▼
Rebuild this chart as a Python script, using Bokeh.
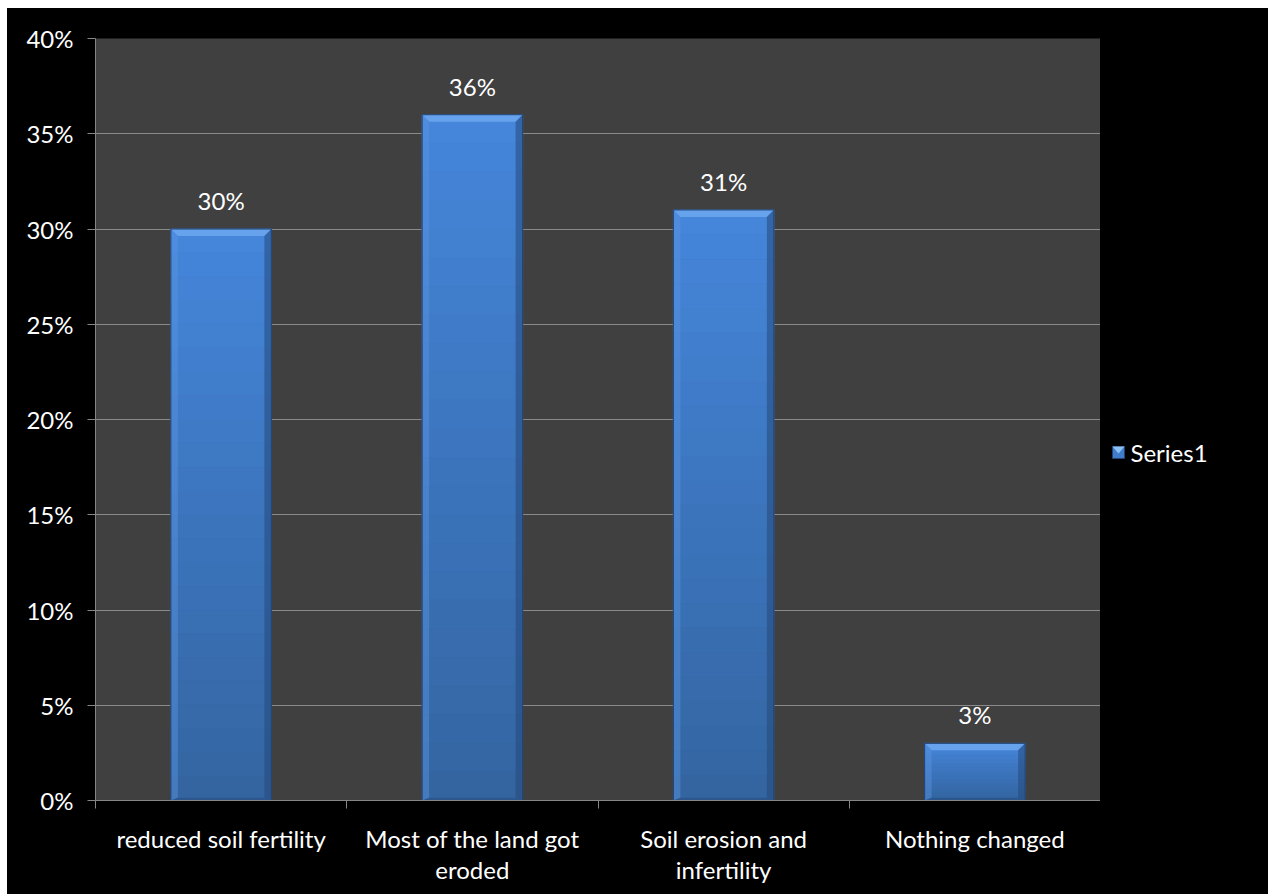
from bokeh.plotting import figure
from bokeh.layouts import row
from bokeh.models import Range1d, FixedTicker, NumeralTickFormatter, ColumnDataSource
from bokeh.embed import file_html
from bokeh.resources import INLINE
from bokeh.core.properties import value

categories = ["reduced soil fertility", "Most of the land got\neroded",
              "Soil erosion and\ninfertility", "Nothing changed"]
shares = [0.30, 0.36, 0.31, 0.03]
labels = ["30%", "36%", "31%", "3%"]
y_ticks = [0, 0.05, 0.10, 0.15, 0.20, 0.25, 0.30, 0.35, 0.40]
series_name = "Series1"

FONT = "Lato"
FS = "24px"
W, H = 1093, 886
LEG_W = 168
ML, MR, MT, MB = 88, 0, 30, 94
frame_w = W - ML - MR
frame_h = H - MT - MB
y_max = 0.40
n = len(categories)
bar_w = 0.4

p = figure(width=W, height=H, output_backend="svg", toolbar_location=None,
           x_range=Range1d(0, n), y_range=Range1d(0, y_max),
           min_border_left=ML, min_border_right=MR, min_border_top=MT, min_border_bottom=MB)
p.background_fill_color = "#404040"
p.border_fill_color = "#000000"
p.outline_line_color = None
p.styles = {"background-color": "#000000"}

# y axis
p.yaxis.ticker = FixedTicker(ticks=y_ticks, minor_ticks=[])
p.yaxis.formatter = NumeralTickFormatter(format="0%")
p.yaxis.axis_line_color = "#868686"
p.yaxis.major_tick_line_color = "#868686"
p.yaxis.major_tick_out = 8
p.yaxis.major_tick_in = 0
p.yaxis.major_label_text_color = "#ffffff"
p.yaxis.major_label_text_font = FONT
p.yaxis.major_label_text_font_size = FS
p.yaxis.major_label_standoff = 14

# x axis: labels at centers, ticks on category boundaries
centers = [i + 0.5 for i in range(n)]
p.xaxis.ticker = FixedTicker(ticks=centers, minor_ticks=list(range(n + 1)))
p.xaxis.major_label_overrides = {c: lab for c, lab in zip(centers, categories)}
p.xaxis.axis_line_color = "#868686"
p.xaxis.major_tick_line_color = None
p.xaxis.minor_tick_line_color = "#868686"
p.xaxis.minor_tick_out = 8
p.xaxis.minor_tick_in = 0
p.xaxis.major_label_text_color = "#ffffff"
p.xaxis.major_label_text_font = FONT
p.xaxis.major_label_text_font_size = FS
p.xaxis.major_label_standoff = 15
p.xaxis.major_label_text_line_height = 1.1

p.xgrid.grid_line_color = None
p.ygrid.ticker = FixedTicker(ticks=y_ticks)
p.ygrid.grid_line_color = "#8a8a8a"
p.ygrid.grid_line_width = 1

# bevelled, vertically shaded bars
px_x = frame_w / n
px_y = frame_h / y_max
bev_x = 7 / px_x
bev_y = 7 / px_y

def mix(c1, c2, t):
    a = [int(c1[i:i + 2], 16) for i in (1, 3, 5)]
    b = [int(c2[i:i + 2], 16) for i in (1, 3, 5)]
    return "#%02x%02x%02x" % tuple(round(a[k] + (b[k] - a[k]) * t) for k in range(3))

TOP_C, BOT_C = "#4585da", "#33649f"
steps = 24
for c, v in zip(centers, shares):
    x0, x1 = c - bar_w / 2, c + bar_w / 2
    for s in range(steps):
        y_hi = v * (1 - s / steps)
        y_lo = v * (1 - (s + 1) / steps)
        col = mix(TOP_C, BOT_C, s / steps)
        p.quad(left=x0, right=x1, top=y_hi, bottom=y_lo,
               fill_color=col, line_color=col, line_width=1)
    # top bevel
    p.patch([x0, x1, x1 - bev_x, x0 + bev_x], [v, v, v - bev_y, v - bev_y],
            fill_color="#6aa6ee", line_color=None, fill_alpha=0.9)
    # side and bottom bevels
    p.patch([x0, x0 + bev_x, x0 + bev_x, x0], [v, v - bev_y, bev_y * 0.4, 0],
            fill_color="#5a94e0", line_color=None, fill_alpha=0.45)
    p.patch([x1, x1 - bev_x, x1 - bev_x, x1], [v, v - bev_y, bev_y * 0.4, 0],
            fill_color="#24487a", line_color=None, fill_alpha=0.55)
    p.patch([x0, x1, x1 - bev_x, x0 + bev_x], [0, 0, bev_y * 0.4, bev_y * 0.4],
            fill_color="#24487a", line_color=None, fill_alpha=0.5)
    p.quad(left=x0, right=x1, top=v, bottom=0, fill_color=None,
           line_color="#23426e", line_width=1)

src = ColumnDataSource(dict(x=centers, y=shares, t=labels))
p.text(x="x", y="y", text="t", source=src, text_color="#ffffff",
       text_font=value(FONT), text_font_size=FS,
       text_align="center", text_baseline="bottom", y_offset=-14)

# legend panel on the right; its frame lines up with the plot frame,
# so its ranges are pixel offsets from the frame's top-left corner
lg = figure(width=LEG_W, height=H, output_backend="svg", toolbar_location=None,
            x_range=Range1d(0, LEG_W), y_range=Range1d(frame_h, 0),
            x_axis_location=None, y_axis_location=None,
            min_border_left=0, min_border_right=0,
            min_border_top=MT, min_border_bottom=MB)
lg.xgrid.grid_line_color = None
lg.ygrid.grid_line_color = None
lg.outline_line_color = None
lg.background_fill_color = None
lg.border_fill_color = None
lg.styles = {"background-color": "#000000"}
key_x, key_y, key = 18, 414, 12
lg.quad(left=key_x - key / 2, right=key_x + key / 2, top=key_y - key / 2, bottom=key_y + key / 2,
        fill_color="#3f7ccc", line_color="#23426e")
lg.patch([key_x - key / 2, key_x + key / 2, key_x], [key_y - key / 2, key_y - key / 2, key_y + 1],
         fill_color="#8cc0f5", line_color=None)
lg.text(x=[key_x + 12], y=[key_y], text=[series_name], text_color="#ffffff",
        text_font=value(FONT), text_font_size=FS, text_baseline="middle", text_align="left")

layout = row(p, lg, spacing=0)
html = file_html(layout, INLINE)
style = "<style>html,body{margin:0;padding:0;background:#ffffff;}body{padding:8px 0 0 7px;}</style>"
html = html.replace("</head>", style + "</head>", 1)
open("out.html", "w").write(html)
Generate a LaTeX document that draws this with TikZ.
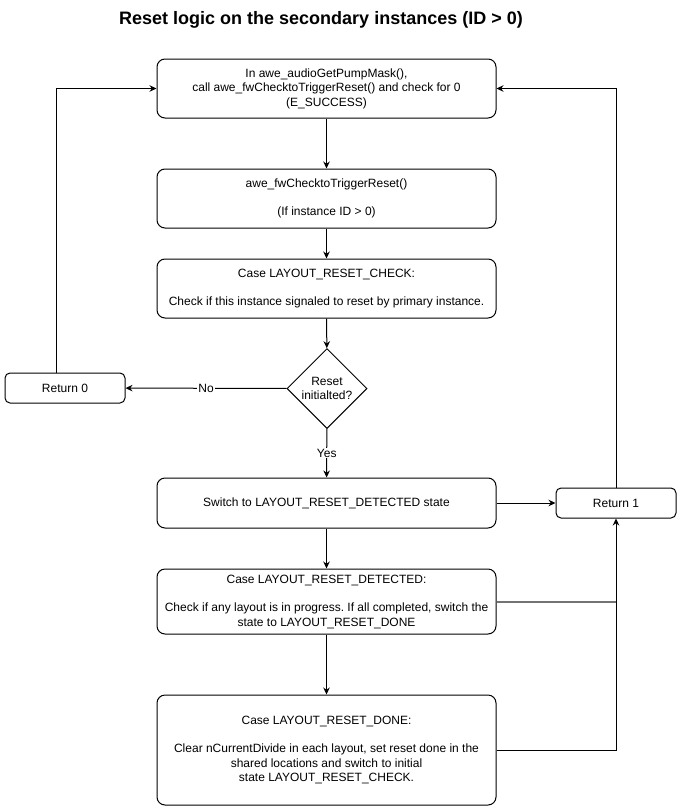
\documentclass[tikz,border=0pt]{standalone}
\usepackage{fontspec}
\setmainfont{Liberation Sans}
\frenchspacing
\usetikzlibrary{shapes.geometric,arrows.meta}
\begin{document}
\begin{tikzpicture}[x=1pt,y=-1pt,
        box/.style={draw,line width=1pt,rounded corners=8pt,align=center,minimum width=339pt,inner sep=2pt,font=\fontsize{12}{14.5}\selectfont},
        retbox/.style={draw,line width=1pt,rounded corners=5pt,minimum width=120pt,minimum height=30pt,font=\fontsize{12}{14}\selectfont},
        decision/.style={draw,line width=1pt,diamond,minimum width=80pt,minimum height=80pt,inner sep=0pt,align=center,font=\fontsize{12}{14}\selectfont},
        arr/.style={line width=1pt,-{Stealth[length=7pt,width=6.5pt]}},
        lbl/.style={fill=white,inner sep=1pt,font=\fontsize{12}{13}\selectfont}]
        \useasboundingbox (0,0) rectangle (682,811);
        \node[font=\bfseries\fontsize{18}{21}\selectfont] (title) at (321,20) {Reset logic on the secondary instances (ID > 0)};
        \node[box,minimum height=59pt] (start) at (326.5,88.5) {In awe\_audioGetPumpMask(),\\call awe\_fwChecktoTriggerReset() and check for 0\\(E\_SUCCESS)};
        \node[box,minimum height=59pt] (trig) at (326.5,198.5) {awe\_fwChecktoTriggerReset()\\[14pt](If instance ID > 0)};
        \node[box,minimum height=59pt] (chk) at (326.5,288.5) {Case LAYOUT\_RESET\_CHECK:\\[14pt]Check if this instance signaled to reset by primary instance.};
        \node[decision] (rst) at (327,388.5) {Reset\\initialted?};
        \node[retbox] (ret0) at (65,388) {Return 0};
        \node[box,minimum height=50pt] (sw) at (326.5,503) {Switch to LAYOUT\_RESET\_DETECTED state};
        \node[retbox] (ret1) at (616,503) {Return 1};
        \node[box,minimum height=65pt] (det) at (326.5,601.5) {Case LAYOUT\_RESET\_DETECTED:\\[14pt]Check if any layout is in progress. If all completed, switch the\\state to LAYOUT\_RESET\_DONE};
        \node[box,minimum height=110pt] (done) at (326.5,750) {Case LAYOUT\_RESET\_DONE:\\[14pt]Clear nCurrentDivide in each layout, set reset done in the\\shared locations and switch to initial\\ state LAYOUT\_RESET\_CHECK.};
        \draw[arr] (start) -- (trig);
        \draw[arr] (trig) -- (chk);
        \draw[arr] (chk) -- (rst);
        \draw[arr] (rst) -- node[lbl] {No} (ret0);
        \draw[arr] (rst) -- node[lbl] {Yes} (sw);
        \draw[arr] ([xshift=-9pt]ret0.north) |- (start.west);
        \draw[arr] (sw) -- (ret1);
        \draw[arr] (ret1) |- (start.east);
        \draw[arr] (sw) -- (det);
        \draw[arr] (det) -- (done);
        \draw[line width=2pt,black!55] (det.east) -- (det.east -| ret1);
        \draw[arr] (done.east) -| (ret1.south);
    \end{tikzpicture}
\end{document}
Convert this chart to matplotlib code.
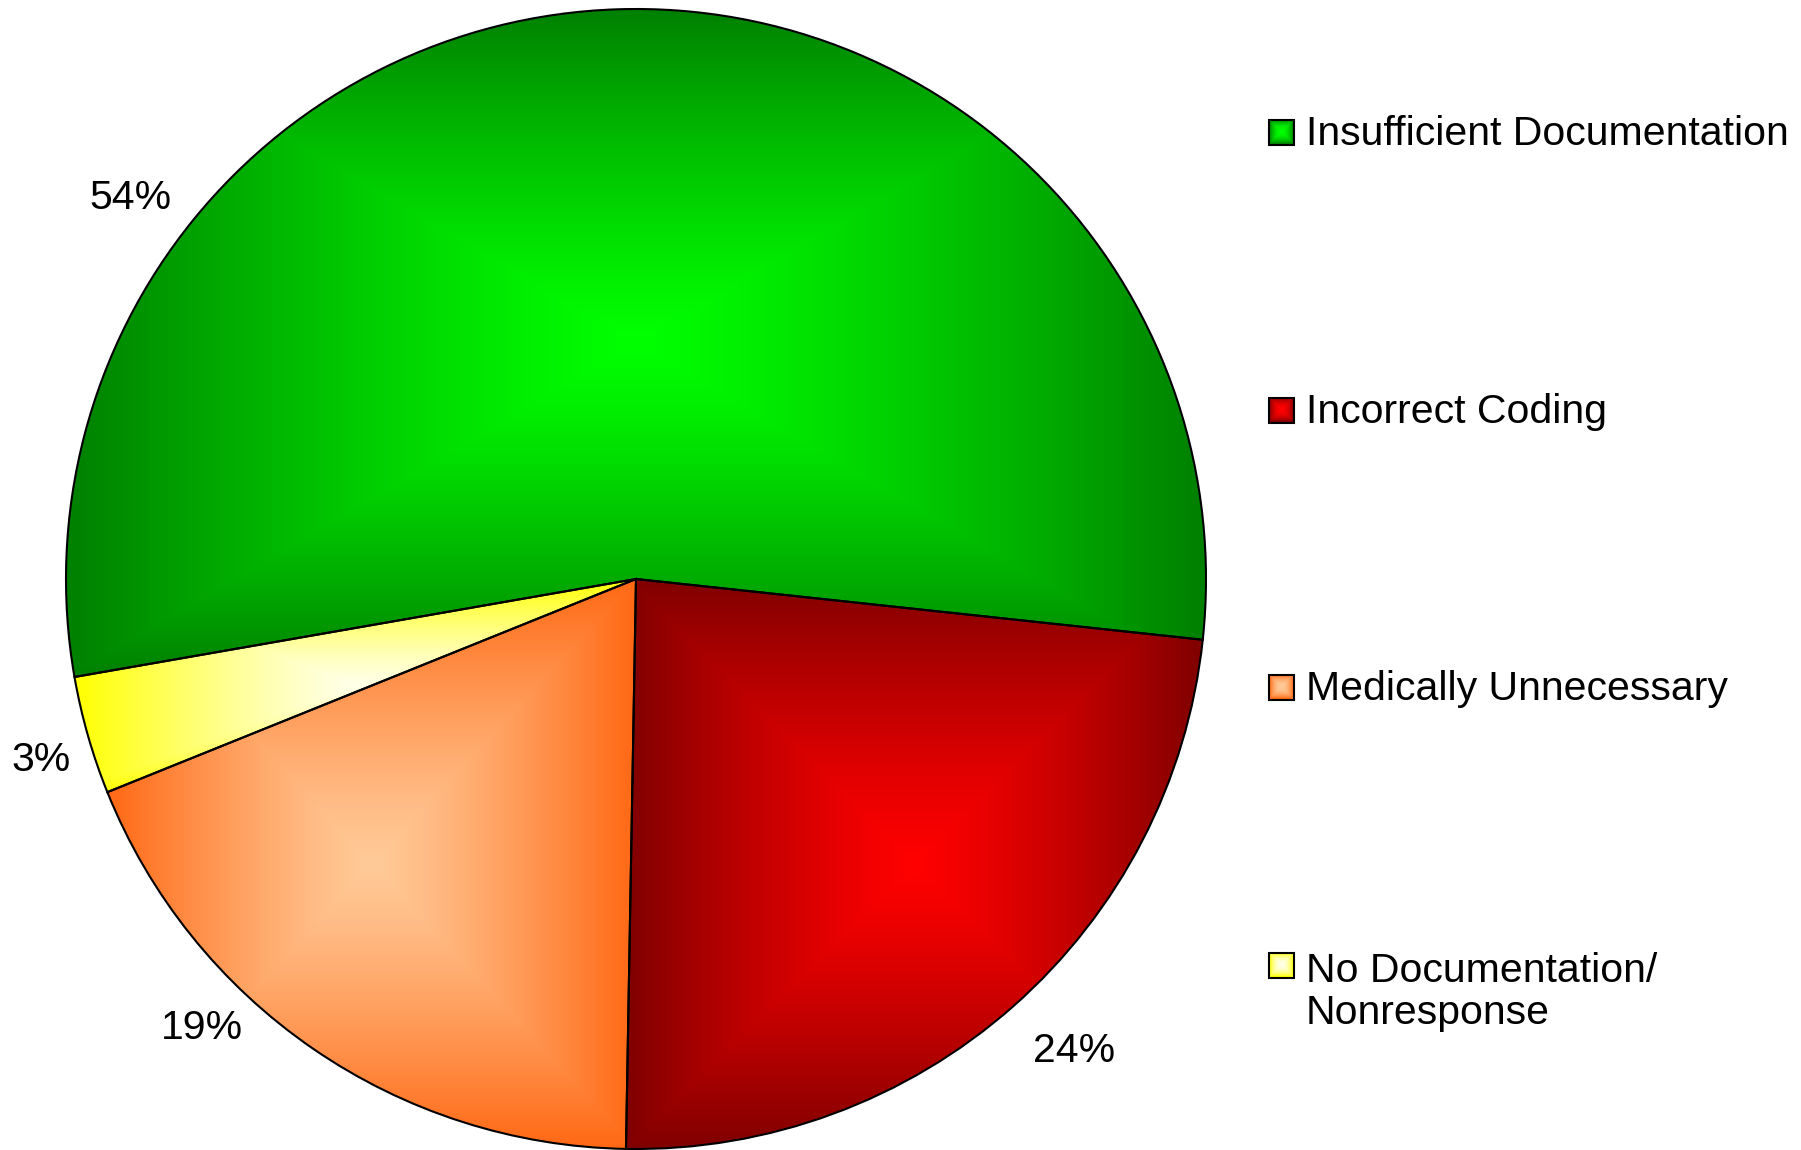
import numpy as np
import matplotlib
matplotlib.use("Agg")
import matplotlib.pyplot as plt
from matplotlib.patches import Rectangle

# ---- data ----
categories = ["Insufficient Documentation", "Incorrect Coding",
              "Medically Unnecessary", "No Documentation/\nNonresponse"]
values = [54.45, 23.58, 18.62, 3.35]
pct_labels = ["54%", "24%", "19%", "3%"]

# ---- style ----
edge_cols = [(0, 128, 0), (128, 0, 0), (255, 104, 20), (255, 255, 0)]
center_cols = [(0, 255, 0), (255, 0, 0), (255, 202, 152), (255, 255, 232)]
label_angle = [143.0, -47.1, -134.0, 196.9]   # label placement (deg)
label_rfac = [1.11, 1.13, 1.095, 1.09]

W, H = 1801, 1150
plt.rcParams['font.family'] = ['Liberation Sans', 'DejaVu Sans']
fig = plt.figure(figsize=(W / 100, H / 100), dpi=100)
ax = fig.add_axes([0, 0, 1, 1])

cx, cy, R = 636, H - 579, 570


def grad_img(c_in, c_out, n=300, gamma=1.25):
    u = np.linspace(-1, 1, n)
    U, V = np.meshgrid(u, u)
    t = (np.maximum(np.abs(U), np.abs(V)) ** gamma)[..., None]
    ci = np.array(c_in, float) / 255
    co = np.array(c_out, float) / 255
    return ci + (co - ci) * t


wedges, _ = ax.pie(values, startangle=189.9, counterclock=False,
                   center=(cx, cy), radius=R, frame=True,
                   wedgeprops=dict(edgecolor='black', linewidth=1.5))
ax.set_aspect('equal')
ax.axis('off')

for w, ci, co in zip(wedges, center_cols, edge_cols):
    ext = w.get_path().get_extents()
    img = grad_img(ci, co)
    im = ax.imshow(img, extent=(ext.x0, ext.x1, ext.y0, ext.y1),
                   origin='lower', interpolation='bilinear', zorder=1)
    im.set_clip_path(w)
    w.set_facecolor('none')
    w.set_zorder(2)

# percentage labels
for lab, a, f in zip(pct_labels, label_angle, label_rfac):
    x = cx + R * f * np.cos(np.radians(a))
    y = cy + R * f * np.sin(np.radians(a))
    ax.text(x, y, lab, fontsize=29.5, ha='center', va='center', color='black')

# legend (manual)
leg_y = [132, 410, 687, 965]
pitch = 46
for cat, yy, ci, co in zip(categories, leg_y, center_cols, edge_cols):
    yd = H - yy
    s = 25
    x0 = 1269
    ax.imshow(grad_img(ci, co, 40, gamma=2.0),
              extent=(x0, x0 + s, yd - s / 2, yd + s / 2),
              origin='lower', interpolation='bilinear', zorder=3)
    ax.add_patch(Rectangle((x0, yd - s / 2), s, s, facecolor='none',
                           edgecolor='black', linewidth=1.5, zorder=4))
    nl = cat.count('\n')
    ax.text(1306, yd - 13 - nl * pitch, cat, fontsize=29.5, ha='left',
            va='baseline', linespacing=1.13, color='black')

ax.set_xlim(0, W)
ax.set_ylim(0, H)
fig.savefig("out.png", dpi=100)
▲
Objective
Give back exactly the lines from the first line of the data through the line with "bar_w = 0.4", pictures excluded.

Exercise answer
Rebuild this chart as a Python script, using Bokeh.
from bokeh.plotting import figure
from bokeh.layouts import row
from bokeh.models import Range1d, FixedTicker, NumeralTickFormatter, ColumnDataSource
from bokeh.embed import file_html
from bokeh.resources import INLINE
from bokeh.core.properties import value

categories = ["reduced soil fertility", "Most of the land got\neroded",
              "Soil erosion and\ninfertility", "Nothing changed"]
shares = [0.30, 0.36, 0.31, 0.03]
labels = ["30%", "36%", "31%", "3%"]
y_ticks = [0, 0.05, 0.10, 0.15, 0.20, 0.25, 0.30, 0.35, 0.40]
series_name = "Series1"

FONT = "Lato"
FS = "24px"
W, H = 1093, 886
LEG_W = 168
ML, MR, MT, MB = 88, 0, 30, 94
frame_w = W - ML - MR
frame_h = H - MT - MB
y_max = 0.40
n = len(categories)
bar_w = 0.4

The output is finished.